Depression affects a staggering 44 percent of college students, so it’s only normal to occasionally encounter a case of the blues during your studies. Movies like Animal House and Van Wilder provide an inaccurate depiction of college life. It’s actually a grind since day in and day out you’re faced with constant demands. You’re likely to be lonely being on your own for the first time with a support system that’s further away than its ever been. Fortunately there is help and here are a few tips to get you started.

Know thy enemy: There’s a lot of information floating around but much of it is myth. Particularly pervasive among young males is the notion that mental health problems make you weak. Depression has a physiological, genetic, and environmental etiology. You can take an individual with neurotransmitter problems and fulfill his or her every desire, but a depressed mood still can set in. Think of Richard Cory from Edward Arlington Robinson’s famous poem. On the other hand an individual with a strong constitution can be worn down by a string of bad luck. Depression can also come about as a side effect of medication. Ritalin is often used to treat ADHD symptoms but it can bring upon depression. Depression itself can cause a loss of concentration and performance in many activities. This feedback cycle serves to show just how easily a college student can get saddled with the condition.

Seek help: Depression inventories are available online and are a good way to decide if you ought to talk to a specialist. Many colleges have a clinic that you can go to talk with a staff psychologist. It’s amazing how unburdening yourself can free you up to take action in healthy ways. You’ll learn that your circumstances are not entirely your fault and come up with coping mechanisms that work specifically for you. Many people with depression have an orientation towards life called an internal locus of control. This means that they tend to see themselves as someone who can affect great changes both personally and in the wider world. While this tends to make them high achievers the reality of the illness is perhaps more crushing for them. They might feel a weakness to which they’re unaccustomed or anxiety that they cannot express.

If you’re generally skittish about the mental health profession forums and support groups are available anywhere you look. A cursory search will reveal groups nearby whose members are facing many of the same circumstances.

Stay active: It’s noble that you want to maintain your 4.0 GPA but consider the price of your perfection. College is a time when you can explore and figure out the person you really are. Get involved with diverse activities and different social arenas to boost your mind’s depression resistance. When you base your entire sense of well-being on your grades the occasional bad mark is devastating. What if you have other sources of enrichment such as the band, the newspaper, or student government? Those three activities might raise your spirits enough to prevent depression from taking hold.

Meet new friends as even the biggest introvert can only benefit from getting out of their dorm! Sometimes just being around people can stop you from feeling a sense of isolation. If your parents are harrying you about studying all of the time be assertive with them. It can be hard for students whose parents have traditional values but it’ll be better for everyone if you’re assertive about what you need.
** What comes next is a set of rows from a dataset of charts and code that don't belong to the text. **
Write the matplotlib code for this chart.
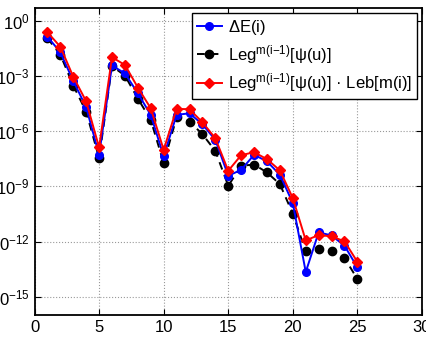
import numpy as np
import matplotlib
matplotlib.use("Agg")
import matplotlib.pyplot as plt

plt.rcParams['font.family'] = ['Liberation Sans', 'DejaVu Sans']
plt.rcParams['mathtext.fontset'] = 'custom'
plt.rcParams['mathtext.rm'] = 'Liberation Sans'
plt.rcParams['mathtext.it'] = 'Liberation Sans:italic'
plt.rcParams['mathtext.default'] = 'regular'

# iteration index
it = list(range(1, 26))

# log10 of the values
log_dE = [-0.85, -1.70, -3.26, -4.69, -7.28, -2.42, -2.85, -3.93, -5.11, -7.36,
          -5.11, -5.02, -5.62, -6.47, -8.42, -8.10, -7.28, -7.64, -8.37, -9.91,
          -13.66, -11.50, -11.67, -12.23, -13.41]
log_leg = [-0.94, -1.83, -3.51, -4.93, -7.46, -2.45, -2.97, -4.22, -5.38, -7.73,
           -5.25, -5.47, -6.16, -7.07, -8.97, -7.88, -7.81, -8.24, -8.88, -10.49,
           -12.54, -12.39, -12.52, -12.90, -14.04]
log_leb = [-0.61, -1.40, -3.03, -4.37, -6.88, -1.97, -2.39, -3.62, -4.75, -7.01,
           -4.78, -4.80, -5.51, -6.38, -8.15, -7.30, -7.14, -7.52, -8.13, -9.64,
           -11.94, -11.65, -11.72, -11.99, -13.11]

ytick_exp = [0, -3, -6, -9, -12, -15]
xticks = [0, 5, 10, 15, 20, 25, 30]

dE = 10.0 ** np.array(log_dE)
leg = 10.0 ** np.array(log_leg)
leb = 10.0 ** np.array(log_leb)

fig = plt.figure(figsize=(4.26, 3.40), dpi=100)
ax = fig.add_axes([0.081, 0.0735, 0.9096, 0.903])

ax.semilogy(it, dE, '-o', color='#0000ff', lw=1.4, ms=5.5, label=r'$\Delta$E(i)', zorder=3)
ax.semilogy(it, leg, '--o', color='black', lw=1.4, ms=6, dashes=(4, 3),
            label=r'Leg$^{m(i\mathrm{-}1)}$[ψ(u)]', zorder=2)
ax.semilogy(it, leb, '-D', color='#ff0000', lw=1.4, ms=5,
            label=r'Leg$^{m(i\mathrm{-}1)}$[ψ(u)] · Leb[m(i)]', zorder=4)

ax.set_xlim(0, 30)
ax.set_ylim(1e-16, 10 ** 0.71)
ax.set_xticks(xticks)
ax.set_yticks([10.0 ** e for e in ytick_exp])
ax.set_yticklabels([r'$10^{%s}$' % (str(e).replace('-', '−')) for e in ytick_exp])
ax.minorticks_off()
ax.tick_params(direction='in', top=True, right=True, labelsize=12, length=4, width=0.8)
for s in ax.spines.values():
    s.set_linewidth(1.3)
ax.grid(True, linestyle=':', color='#999999', linewidth=0.8)

leg_box = ax.legend(loc='upper right', fontsize=12, handlelength=1.5, handletextpad=0.35,
                    borderaxespad=0.3, borderpad=0.3, labelspacing=0.35, fancybox=False,
                    framealpha=1, edgecolor='black')
leg_box.get_frame().set_linewidth(1.0)

fig.savefig('out.png', dpi=100)
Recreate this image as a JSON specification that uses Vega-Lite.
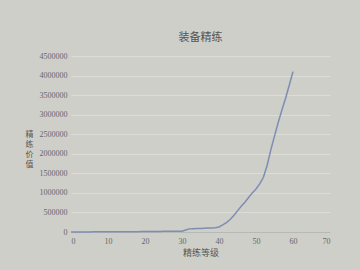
{
  "$schema": "https://vega.github.io/schema/vega-lite/v6.json",
  "autosize": {"type": "none"},
  "width": 259,
  "height": 176,
  "padding": {"left": 71, "top": 56, "right": 30, "bottom": 38},
  "background": "#cfcfca",
  "title": {"text": "装备精练", "font": "Noto Sans CJK SC", "fontSize": 11, "fontWeight": "normal", "color": "#555555", "offset": 9},
  "config": {"view": {"stroke": null}},
  "data": {"values": [
    {"level": 0, "value": 0}, {"level": 1, "value": 1000}, {"level": 2, "value": 1500}, {"level": 3, "value": 2000},
    {"level": 4, "value": 2500}, {"level": 5, "value": 3000}, {"level": 6, "value": 3500}, {"level": 7, "value": 4000},
    {"level": 8, "value": 4500}, {"level": 9, "value": 5000}, {"level": 10, "value": 5500}, {"level": 11, "value": 6000},
    {"level": 12, "value": 6500}, {"level": 13, "value": 7000}, {"level": 14, "value": 7500}, {"level": 15, "value": 8000},
    {"level": 16, "value": 8500}, {"level": 17, "value": 9000}, {"level": 18, "value": 9500}, {"level": 19, "value": 10000},
    {"level": 20, "value": 11000}, {"level": 21, "value": 12000}, {"level": 22, "value": 13000}, {"level": 23, "value": 14000},
    {"level": 24, "value": 15000}, {"level": 25, "value": 16000}, {"level": 26, "value": 17000}, {"level": 27, "value": 18000},
    {"level": 28, "value": 19000}, {"level": 29, "value": 20000}, {"level": 30, "value": 22000}, {"level": 31, "value": 50000},
    {"level": 32, "value": 80000}, {"level": 33, "value": 84000}, {"level": 34, "value": 88000}, {"level": 35, "value": 92000},
    {"level": 36, "value": 96000}, {"level": 37, "value": 100000}, {"level": 38, "value": 104000}, {"level": 39, "value": 110000},
    {"level": 40, "value": 130000}, {"level": 41, "value": 180000}, {"level": 42, "value": 240000}, {"level": 43, "value": 320000},
    {"level": 44, "value": 420000}, {"level": 45, "value": 540000}, {"level": 46, "value": 660000}, {"level": 47, "value": 760000},
    {"level": 48, "value": 880000}, {"level": 49, "value": 1000000}, {"level": 50, "value": 1100000}, {"level": 51, "value": 1230000},
    {"level": 52, "value": 1400000}, {"level": 53, "value": 1700000}, {"level": 54, "value": 2100000}, {"level": 55, "value": 2450000},
    {"level": 56, "value": 2800000}, {"level": 57, "value": 3120000}, {"level": 58, "value": 3420000}, {"level": 59, "value": 3760000},
    {"level": 60, "value": 4100000}
  ]},
  "mark": {"type": "line", "color": "#7d8db3", "strokeWidth": 1.5},
  "encoding": {
    "x": {
      "field": "level", "type": "quantitative",
      "scale": {"domain": [0, 70], "nice": false},
      "axis": {
        "title": "精练等级", "titleFont": "Noto Sans CJK SC", "titleFontSize": 9, "titleFontWeight": "normal", "titleColor": "#555555", "titlePadding": 3,
        "values": [0, 10, 20, 30, 40, 50, 60, 70], "grid": false, "ticks": false,
        "domainColor": "#b8b8b4", "labelFont": "Liberation Serif", "labelFontSize": 8, "labelColor": "#666666", "labelPadding": 5
      }
    },
    "y": {
      "field": "value", "type": "quantitative",
      "scale": {"domain": [0, 4500000], "nice": false},
      "axis": {
        "title": ["精", "练", "价", "值"], "titleAngle": 0, "titleFont": "Noto Sans CJK SC", "titleFontSize": 8, "titleFontWeight": "normal", "titleColor": "#555555",
        "titleLineHeight": 10, "titleAlign": "center", "titleBaseline": "middle", "titleX": -42, "titleY": 78,
        "values": [0, 500000, 1000000, 1500000, 2000000, 2500000, 3000000, 3500000, 4000000, 4500000],
        "format": "d", "grid": true, "gridColor": "#dcdcd8", "ticks": false, "domain": false,
        "labelFont": "Liberation Serif", "labelFontSize": 8, "labelColor": "#666666", "labelPadding": 4
      }
    }
  }
}
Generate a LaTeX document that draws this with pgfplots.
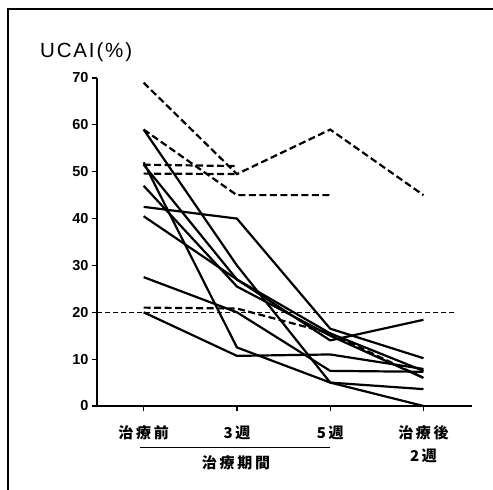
\documentclass[border=0pt]{standalone}
\usepackage{fontspec}
\setmainfont{Liberation Sans}
\newfontfamily\cjk[LetterSpace=18]{Noto Sans CJK JP}
\newfontfamily\wide[LetterSpace=9]{Liberation Sans}
\usepackage{pgfplots}
\pgfplotsset{compat=1.18}

\begin{document}
\begin{tikzpicture}
\useasboundingbox (0pt,0pt) rectangle (493pt,-490pt);
% frame of the scanned figure
\draw[line width=1.4pt] (8pt,-490pt) -- (8pt,-9pt) -- (493pt,-9pt);
\node[anchor=base west, inner sep=0pt] at (40pt,-57pt) {\fontsize{20.5pt}{21pt}\selectfont\wide UCAI(\%)};
\begin{axis}[
  at={(97pt,-406pt)}, anchor=south west,
  scale only axis, width=375pt, height=328pt,
  xmin=-0.5, xmax=3.52, ymin=0, ymax=70,
  axis x line=bottom, axis y line=left,
  axis line style={-, line width=1.2pt},
  xtick={0,1,2,3},
  xticklabels={治療前, 3週, 5週, 治療後\\2週},
  ytick={0,10,...,70},
  tick align=outside, major tick length=5pt,
  tick style={line width=1.2pt, black},
  yticklabel style={font=\fontsize{14.5pt}{14.5pt}\selectfont\bfseries},
  /pgf/number format/assume math mode=true,
  xticklabel style={font=\fontsize{15pt}{23pt}\selectfont\cjk\bfseries, align=center, yshift=-11pt},
  clip=false,
  solid line/.style={black, line width=2.2pt, line join=round, mark=none},
  dash line/.style={black, line width=2.2pt, dash pattern=on 7pt off 3.5pt, mark=none},
]
% solid lines: individual patients
\addplot[solid line] coordinates {(0,59) (1,30) (2,5) (3,3.6)};
\addplot[solid line] coordinates {(0,52) (1,12.5) (2,5) (3,0)};
\addplot[solid line] coordinates {(0,51.5) (1,27) (2,14) (3,18.4)};
\addplot[solid line] coordinates {(0,47) (1,25.5) (2,15) (3,6)};
\addplot[solid line] coordinates {(0,42.5) (1,40) (2,16.5) (3,10.2)};
\addplot[solid line] coordinates {(0,40.5) (1,27) (2,15.5) (3,7.5)};
\addplot[solid line] coordinates {(0,27.5) (1,20) (2,7.5) (3,7.3)};
\addplot[solid line] coordinates {(0,20) (1,10.7) (2,11) (3,7.9)};
% dashed lines
\addplot[dash line] coordinates {(0,69) (1,49.5) (2,59) (3,45)};
\addplot[dash line] coordinates {(0,59) (1,45) (2,45)};
\addplot[dash line] coordinates {(0,51.5) (1,51.2)};
\addplot[dash line] coordinates {(0,49.6) (1,49.5)};
\addplot[dash line] coordinates {(0,21) (1,20.8) (2,15.5) (3,6)};
% threshold
\addplot[black, line width=0.9pt, dash pattern=on 5pt off 3pt] coordinates {(-0.5,20) (3.34,20)};
\end{axis}
\draw[line width=1.2pt] (140pt,-447.7pt) -- (330pt,-447.7pt);
\node[font=\fontsize{15pt}{18pt}\selectfont\cjk\bfseries] at (236pt,-462.7pt) {治療期間};
\end{tikzpicture}
\end{document}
Monitor video game use: This must sound like heresy if you’re an avid gamer but mindlessly grinding your Night Elf isn’t helping your brain’s health. The mind becomes fit and able to more easily defend itself from depression when you vary your routine. Do something each day to boost your self-worth. Video games can mask depression and staring at a screen constantly is characteristic of the avoidance behavior so common in depression sufferers.

Take classes you like: There’s a reason this is the last one on the list. Though it sounds ridiculous one of this author’s favorite courses was Introduction to Opera. Another memorable one was a course on the Puritans. The first provided exposure to stories that would’ve otherwise been unfamiliar and the second introduced the concept of a living history. Never in your life will so much knowledge come so easily but you have to take risks to enjoy it. It’s easiest to cope with depression when your education means something to you. Just like a farmer keeps his land producing with crop rotation a detour into the byways of art history can keep your mind fertile.